America's Army has developed a bit of a split personality of late. On the one hand, the top brass has very publicly embraced the administration's January 2012 strategic guidance that emphasizes "innovative, low-cost, and small-footprint approaches" and "building partner capacity" in lieu of large ground force deployments. Leaders from Chief of Staff Gen. Ray Odierno on down talk up the Army's capabilities in cyberspace, missile defense, seaborne operations, and small advisor teams.

At the same time, the service's biggest new weapons program remains the controversial Ground Combat Vehicle, an estimated $34 billion program to build what could be 70-ton-plus behemoths optimized for all-out land war. "Low-cost" and "small-footprint" it ain't. ("Innovative" it may be; read on). And GCV is just the tip of the armored iceberg.
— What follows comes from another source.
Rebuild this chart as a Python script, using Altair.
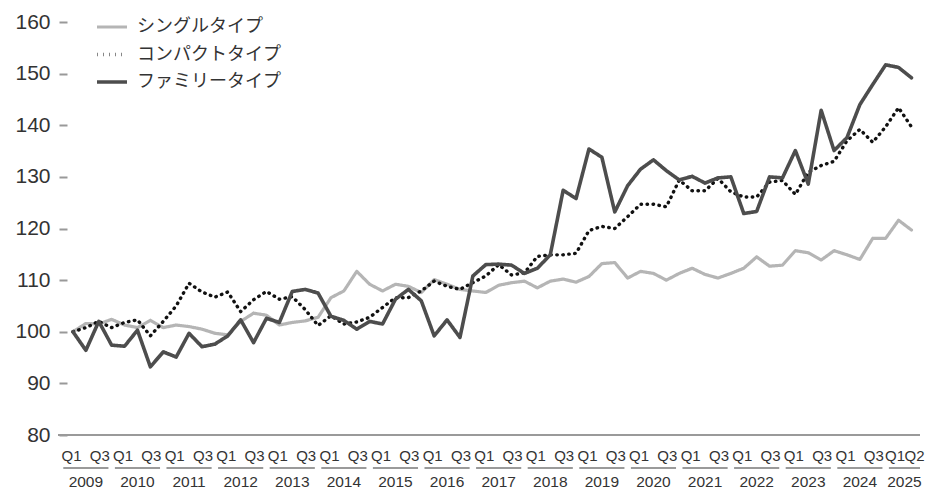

Outside the Washington spotlight, the Army is quietly trying to heavy up. There are plans to upgrade Humvee-mounted scout troops to tank-like Bradleys, add back light armored vehicles to the 82nd Airborne, and buy a new, better-protected Armored Multi-Purpose Vehicle to replace the aging, vulnerable M113s in support units. (A formal request for proposals on AMPV will come out soon). In less tangible ways as well, from brigade organization to training scenarios, the Army is working to reemphasize straight-ahead ground fighting power/.../

No less an expert than Andrew Krepinevich, advisor to the Pentagon and head of the Center for Strategic and Budgetary Assessments, has argued that the Army should hold off on buying armored vehicles until there is some kind of breakthrough in protective technology. Without such a revolution, Krepinevich argues, the enemy can always build bigger IEDs or rockets more easily than the Army can add more armor.